WHAT YOU ARE ASKED TO DO: Check each line below for the word "page", and copy those that have it.

>> start DATASET SECTION

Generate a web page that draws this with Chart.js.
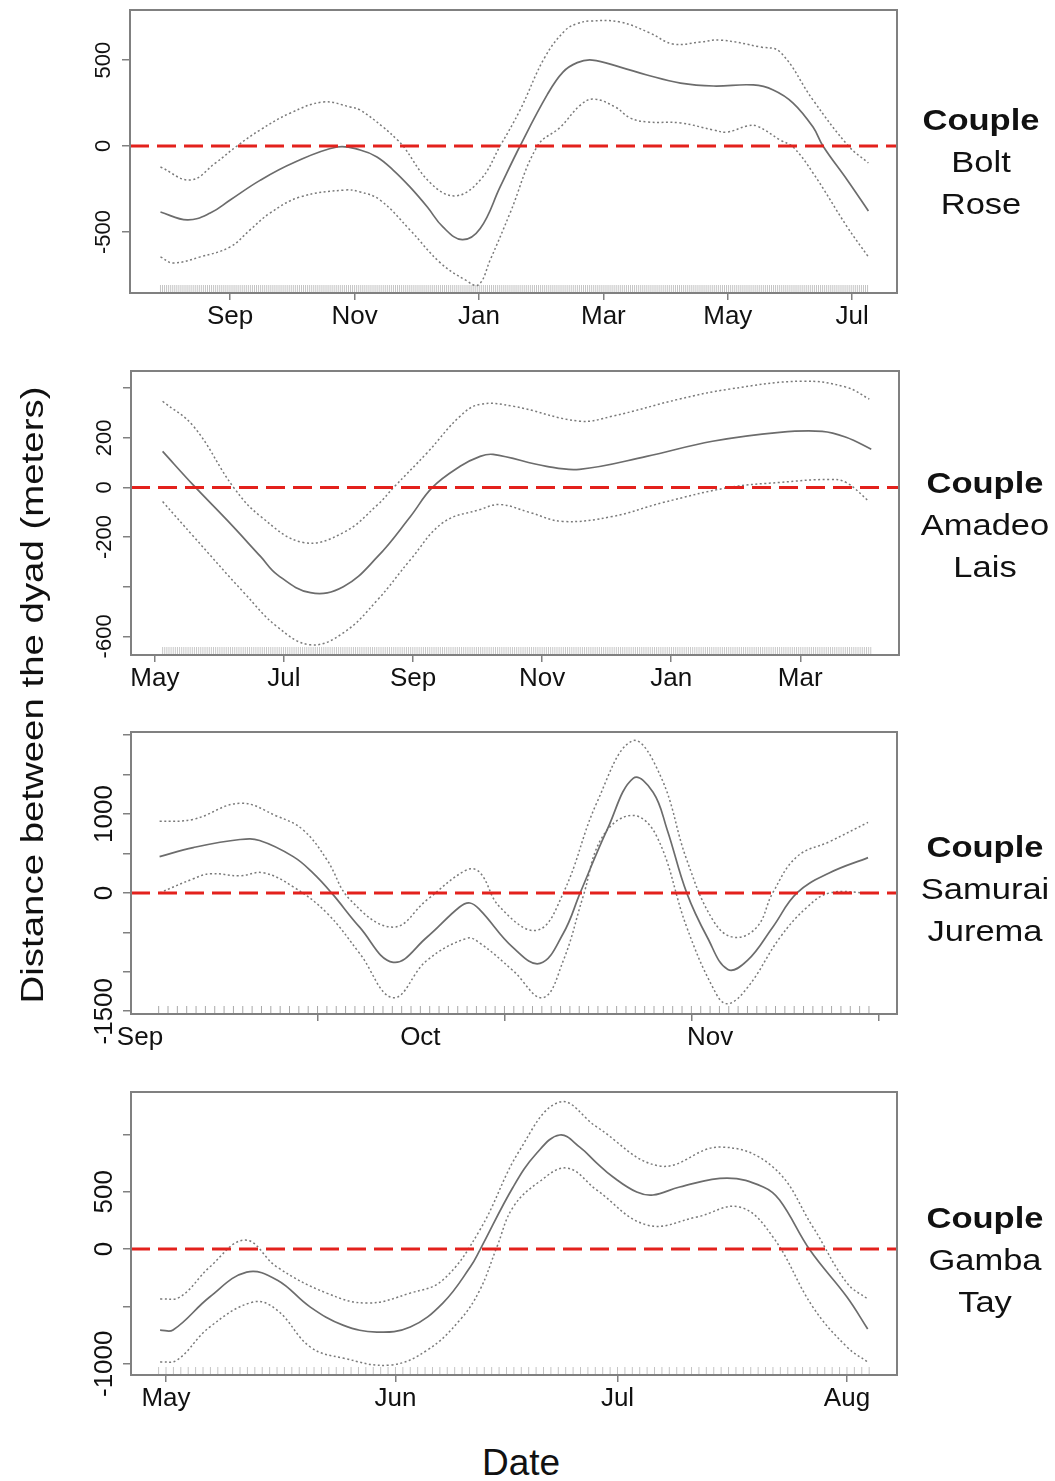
<!DOCTYPE html>
<html>
<head>
<meta charset="utf-8">
<script src="https://cdn.jsdelivr.net/npm/chart.js@4.4.1/dist/chart.umd.min.js"></script>
<style>
  body { margin: 0; background: #fff; }
  #page { position: relative; width: 1055px; height: 1481px; overflow: hidden; font-family: "Liberation Sans", Arial, sans-serif; color: #111; }
  canvas { position: absolute; left: 0; }
  .couple { position: absolute; width: 160px; text-align: center; font-size: 30px; line-height: 42px; transform: scaleX(1.15); }
  #ytitle { position: absolute; left: -318px; top: 675px; width: 700px; height: 40px; line-height: 40px; text-align: center; font-size: 32px; transform: rotate(-90deg) scaleX(1.2); }
  #xtitle { position: absolute; left: 421px; top: 1440px; width: 200px; text-align: center; font-size: 37px; line-height: 46px; }
</style>
</head>
<body>
<div id="page">
  <canvas id="c1"></canvas>
  <canvas id="c2"></canvas>
  <canvas id="c3"></canvas>
  <canvas id="c4"></canvas>
  <div class="couple" style="left:901px; top:99px;"><b>Couple</b><br>Bolt<br>Rose</div>
  <div class="couple" style="left:905px; top:462px;"><b>Couple</b><br>Amadeo<br>Lais</div>
  <div class="couple" style="left:905px; top:826px;"><b>Couple</b><br>Samurai<br>Jurema</div>
  <div class="couple" style="left:905px; top:1197px;"><b>Couple</b><br>Gamba<br>Tay</div>
  <div id="ytitle">Distance between the dyad (meters)</div>
  <div id="xtitle">Date</div>
</div>
<script>
// ---- Panel 1: Bolt / Rose (x = month number, Jan of first year = 0) ----
const p1Ticks = [8, 10, 12, 14, 16, 18];
const p1TickLabels = ['Sep', 'Nov', 'Jan', 'Mar', 'May', 'Jul'];
const p1YTicks = [-500, 0, 500];
const p1YLabels = [-500, 0, 500];
const p1MeanX = [6.88, 7.31, 7.68, 8.00, 8.48, 9.01, 9.72, 10.09, 10.36, 10.62, 10.89, 11.17, 11.42, 11.73, 12.02, 12.34, 12.66, 13.10, 13.35, 13.58, 13.82, 14.27, 14.70, 15.24, 15.77, 16.41, 16.73, 17.05, 17.37, 17.53, 17.92, 18.26];
const p1Mean = [-384, -430, -390, -314, -200, -99, -6, -23, -64, -140, -238, -355, -471, -545, -480, -238, 0, 300, 430, 485, 500, 459, 413, 366, 349, 355, 326, 250, 110, 0, -198, -378];
const p1UpX = [6.88, 7.36, 7.76, 8.11, 8.48, 8.97, 9.50, 9.93, 10.09, 10.46, 10.69, 10.78, 11.22, 11.62, 12.02, 12.34, 12.66, 13.06, 13.39, 13.58, 13.79, 14.27, 14.75, 15.12, 15.56, 15.88, 16.52, 16.84, 17.37, 17.94, 18.26];
const p1Up = [-122, -198, -100, 0, 93, 192, 256, 227, 209, 110, 35, 0, -215, -290, -198, 0, 209, 517, 674, 712, 727, 721, 657, 593, 605, 616, 576, 547, 267, 0, -99];
const p1LoX = [6.88, 7.08, 7.52, 8.00, 8.32, 8.64, 9.13, 9.85, 10.09, 10.41, 10.89, 11.38, 11.78, 11.99, 12.18, 12.50, 12.94, 13.31, 13.63, 13.84, 14.19, 14.43, 14.70, 15.24, 15.77, 15.99, 16.31, 16.47, 16.84, 17.05, 17.37, 17.92, 18.26];
const p1Lo = [-645, -680, -645, -587, -488, -390, -296, -256, -267, -314, -488, -680, -779, -808, -663, -390, 0, 110, 238, 273, 227, 163, 140, 134, 93, 81, 116, 116, 35, -6, -157, -471, -645];

// ---- Panel 2: Amadeo / Lais (x = month number, Jan = 0) ----
const p2Ticks = [4, 6, 8, 10, 12, 14];
const p2TickLabels = ['May', 'Jul', 'Sep', 'Nov', 'Jan', 'Mar'];
const p2YTicks = [-600, -400, -200, 0, 200, 400];
const p2YLabels = [-600, -200, 0, 200];
const p2MeanX = [4.12, 4.60, 5.13, 5.64, 5.90, 6.41, 6.92, 7.45, 7.96, 8.30, 8.73, 9.04, 9.24, 10.07, 10.58, 11.62, 12.64, 13.68, 14.34, 14.71, 15.10];
const p2Mean = [145, 8, -135, -279, -352, -424, -400, -279, -117, 0, 85, 125, 133, 85, 73, 125, 186, 222, 226, 202, 154];
const p2UpX = [4.12, 4.60, 5.22, 5.64, 6.30, 6.92, 7.45, 7.70, 8.22, 8.73, 9.04, 9.55, 10.58, 11.09, 12.13, 12.90, 14.03, 14.71, 15.07];
const p2Up = [347, 246, 0, -117, -222, -182, -70, 0, 140, 287, 335, 327, 267, 287, 356, 396, 428, 404, 356];
const p2LoX = [4.12, 4.60, 5.38, 5.90, 6.41, 6.92, 7.45, 7.96, 8.47, 9.04, 9.35, 9.81, 10.32, 11.09, 11.87, 12.90, 13.68, 14.45, 14.71, 15.07];
const p2Lo = [-57, -198, -424, -562, -634, -586, -453, -291, -141, -89, -69, -101, -137, -117, -61, 0, 20, 32, 20, -57];

// ---- Panel 3: Samurai / Jurema (x = days from 1 Sep) ----
const p3Ticks = [0, 19, 30, 39, 59, 61, 79];
const p3TickLabels = ['Sep', '', 'Oct', '', '', 'Nov', ''];
const p3YTicks = [-1500, -1000, -500, 0, 500, 1000, 1500, 2000];
const p3YLabels = [-1500, 0, 1000];
const p3MeanX = [2.1, 5.7, 10.7, 12.8, 16.4, 18.5, 20.5, 23.5, 27.1, 30.7, 34.2, 35.3, 36.4, 39.9, 42.8, 45.3, 47.1, 50.0, 52.8, 54.9, 56.4, 58.5, 60.7, 62.9, 65.0, 67.7, 70.3, 73.8, 77.9];
const p3Mean = [460, 575, 677, 664, 460, 255, 0, -434, -880, -562, -179, -128, -217, -690, -894, -511, 0, 805, 1456, 1277, 805, 0, -562, -971, -856, -434, 0, 255, 447];
const p3UpX = [2.1, 5.7, 10.7, 14.7, 17.4, 20.0, 22.5, 27.1, 30.7, 35.0, 36.4, 38.5, 42.5, 45.3, 48.9, 52.7, 55.7, 58.5, 61.3, 63.5, 66.0, 67.7, 70.3, 73.8, 77.9];
const p3Up = [907, 932, 1137, 971, 805, 421, -89, -434, -89, 294, 255, -179, -473, 0, 1149, 1928, 1481, 421, -345, -562, -434, 0, 460, 651, 894];
const p3LoX = [2.1, 5.7, 7.5, 10.7, 13.2, 16.4, 20.0, 23.5, 27.1, 30.7, 35.0, 36.4, 39.9, 43.1, 45.3, 47.4, 49.5, 52.7, 55.3, 58.5, 61.3, 62.8, 65.0, 68.5, 71.4, 73.8, 77.9];
const p3Lo = [0, 179, 243, 217, 255, 77, -255, -766, -1328, -856, -575, -639, -983, -1328, -856, -51, 715, 983, 715, -434, -1200, -1405, -1200, -562, -179, 0, 0];

// ---- Panel 4: Gamba / Tay (x = days from 1 May) ----
const p4Ticks = [0, 31, 61, 92];
const p4TickLabels = ['May', 'Jun', 'Jul', 'Aug'];
const p4YTicks = [-1000, -500, 0, 500, 1000];
const p4YLabels = [-1000, 0, 500];
const p4MeanX = [-0.8, 0.95, 5.9, 10.9, 15.0, 19.5, 23.9, 28.5, 33.0, 37.4, 41.1, 42.4, 46.9, 50.1, 53.2, 55.9, 58.2, 60.4, 63.6, 65.8, 69.4, 75.8, 80.7, 82.9, 87.0, 92.0, 94.8];
const p4Mean = [-706, -706, -418, -201, -270, -506, -663, -724, -680, -471, -157, -9, 541, 837, 994, 889, 750, 628, 497, 471, 541, 619, 541, 427, -9, -418, -697];
const p4UpX = [-0.8, 1.9, 5.9, 10.7, 15.0, 21.7, 27.2, 33.0, 37.4, 42.4, 47.8, 53.2, 58.2, 66.7, 74.8, 82.0, 87.4, 92.0, 94.8];
const p4Up = [-436, -418, -157, 78, -157, -384, -471, -384, -270, 166, 863, 1282, 1064, 724, 889, 715, 192, -296, -436];
const p4LoX = [-0.8, 1.5, 5.9, 11.8, 15.0, 19.5, 23.9, 30.3, 35.3, 39.7, 42.4, 44.7, 46.9, 50.5, 54.2, 58.2, 65.0, 71.7, 77.5, 82.0, 87.4, 92.0, 94.8];
const p4Lo = [-985, -968, -680, -462, -532, -854, -950, -1011, -881, -619, -357, 17, 366, 590, 706, 514, 209, 279, 366, 105, -506, -854, -985];

const GRAY = '#808080';
Chart.defaults.font.family = '"Liberation Sans", Arial, sans-serif';

function pts(xs, ys) {
  return xs.map((x, i) => ({ x: x, y: ys[i] }));
}

// box around the plot + rotated y labels (R style)
const framePlugin = {
  id: 'frame',
  afterDraw(chart, args, opts) {
    const { ctx, chartArea: a } = chart;
    const ys = chart.scales.y;
    ctx.save();
    ctx.strokeStyle = GRAY;
    ctx.lineWidth = 2;
    ctx.strokeRect(a.left, a.top, a.right - a.left, a.bottom - a.top);
    ctx.fillStyle = '#111';
    ctx.font = opts.font;
    ctx.textAlign = 'center';
    ctx.textBaseline = 'middle';
    opts.labels.forEach(v => {
      ctx.save();
      ctx.translate(a.left - 26, ys.getPixelForValue(v));
      ctx.rotate(-Math.PI / 2);
      ctx.fillText(String(v), 0, 0);
      ctx.restore();
    });
    ctx.restore();
  }
};

function makePanel(o) {
  const canvas = document.getElementById(o.id);
  canvas.width = 1055;
  canvas.height = o.box.bottom - o.top + 45;
  canvas.style.top = o.top + 'px';

  // rug of observation dates along the bottom
  const rug = [];
  for (let d = o.rug[0]; d <= o.rug[1] + 1e-9; d += o.rug[2]) rug.push({ x: d, y: o.yMin });

  new Chart(canvas, {
    type: 'line',
    data: {
      datasets: [
        { data: [{ x: o.xMin, y: 0 }, { x: o.xMax, y: 0 }], borderColor: '#e3211c', borderWidth: 3, borderDash: [19, 8], pointRadius: 0 },
        { data: pts(o.meanX, o.mean), borderColor: '#6c6c6c', borderWidth: 1.7, pointRadius: 0, tension: 0.4 },
        { data: pts(o.upX, o.up), borderColor: '#7a7a7a', borderWidth: 1.5, borderDash: [2, 2.5], pointRadius: 0, tension: 0.4 },
        { data: pts(o.loX, o.lo), borderColor: '#7a7a7a', borderWidth: 1.5, borderDash: [2, 2.5], pointRadius: 0, tension: 0.4 },
        { data: rug, showLine: false, pointStyle: 'line', pointRotation: 90, pointRadius: 8, pointBorderColor: o.rugColor, pointBorderWidth: 1, clip: 0 }
      ]
    },
    options: {
      responsive: false,
      animation: false,
      events: [],
      layout: { padding: { left: o.box.left - 10, right: 1055 - o.box.right, top: o.box.top - o.top, bottom: 0 } },
      plugins: {
        legend: { display: false },
        tooltip: { enabled: false },
        frame: { labels: o.yLabels, font: o.yFont }
      },
      scales: {
        x: {
          type: 'linear', min: o.xMin, max: o.xMax,
          afterBuildTicks: s => { s.ticks = o.xTicks.map(v => ({ value: v })); },
          afterFit: s => { s.height = 45; },
          border: { display: false },
          grid: {
            drawOnChartArea: false, tickLength: 7, lineWidth: 1.5, color: GRAY,
            tickColor: c => (o.xLabels[c.index] === '' || !o.splitMarks) ? GRAY : 'rgba(0,0,0,0)'
          },
          ticks: {
            autoSkip: false, maxRotation: 0, padding: 1, color: '#111',
            font: { size: 26 },
            callback: (v, i) => o.xLabels[i]
          }
        },
        y: {
          type: 'linear', min: o.yMin, max: o.yMax,
          afterBuildTicks: s => { s.ticks = o.yTicks.map(v => ({ value: v })); },
          afterFit: s => { s.width = 10; },
          border: { display: false },
          grid: { drawOnChartArea: false, tickLength: 8, lineWidth: 1.5, color: GRAY },
          ticks: { display: false }
        }
      }
    },
    plugins: [framePlugin]
  });
}

makePanel({
  id: 'c1', top: 0, box: { left: 130, right: 897, top: 10, bottom: 293 },
  xMin: 6.39, xMax: 18.72, yMin: -855, yMax: 791,
  xTicks: p1Ticks, xLabels: p1TickLabels, yTicks: p1YTicks, yLabels: p1YLabels, yFont: '22px "Liberation Sans"',
  meanX: p1MeanX, mean: p1Mean, upX: p1UpX, up: p1Up, loX: p1LoX, lo: p1Lo,
  rug: [6.88, 18.26, 1 / 30.44], rugColor: '#c4c4c4'
});
makePanel({
  id: 'c2', top: 361, box: { left: 131, right: 899, top: 371, bottom: 655 },
  xMin: 3.63, xMax: 15.53, yMin: -675, yMax: 469,
  xTicks: p2Ticks, xLabels: p2TickLabels, yTicks: p2YTicks, yLabels: p2YLabels, yFont: '22px "Liberation Sans"',
  meanX: p2MeanX, mean: p2Mean, upX: p2UpX, up: p2Up, loX: p2LoX, lo: p2Lo,
  rug: [4.12, 15.10, 1 / 30.44], rugColor: '#c8c8c8'
});
makePanel({
  id: 'c3', top: 722, box: { left: 131, right: 897, top: 732, bottom: 1014 },
  xMin: -0.96, xMax: 81.0, yMin: -1535, yMax: 2040,
  xTicks: p3Ticks, xLabels: p3TickLabels, yTicks: p3YTicks, yLabels: p3YLabels, yFont: '26px "Liberation Sans"',
  meanX: p3MeanX, mean: p3Mean, upX: p3UpX, up: p3Up, loX: p3LoX, lo: p3Lo,
  rug: [2, 78, 1], rugColor: '#a8a8a8', splitMarks: true
});
makePanel({
  id: 'c4', top: 1082, box: { left: 131, right: 897, top: 1092, bottom: 1375 },
  xMin: -4.73, xMax: 98.76, yMin: -1098, yMax: 1369,
  xTicks: p4Ticks, xLabels: p4TickLabels, yTicks: p4YTicks, yLabels: p4YLabels, yFont: '26px "Liberation Sans"',
  meanX: p4MeanX, mean: p4Mean, upX: p4UpX, up: p4Up, loX: p4LoX, lo: p4Lo,
  rug: [-1, 95, 1], rugColor: '#c4c4c4'
});
</script>
</body>
</html>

>> end DATASET SECTION

SOLUTION FOR THIS PROBLEM:
Generate a web page that draws this with Chart.js.
  #page { position: relative; width: 1055px; height: 1481px; overflow: hidden; font-family: "Liberation Sans", Arial, sans-serif; color: #111; }
<div id="page">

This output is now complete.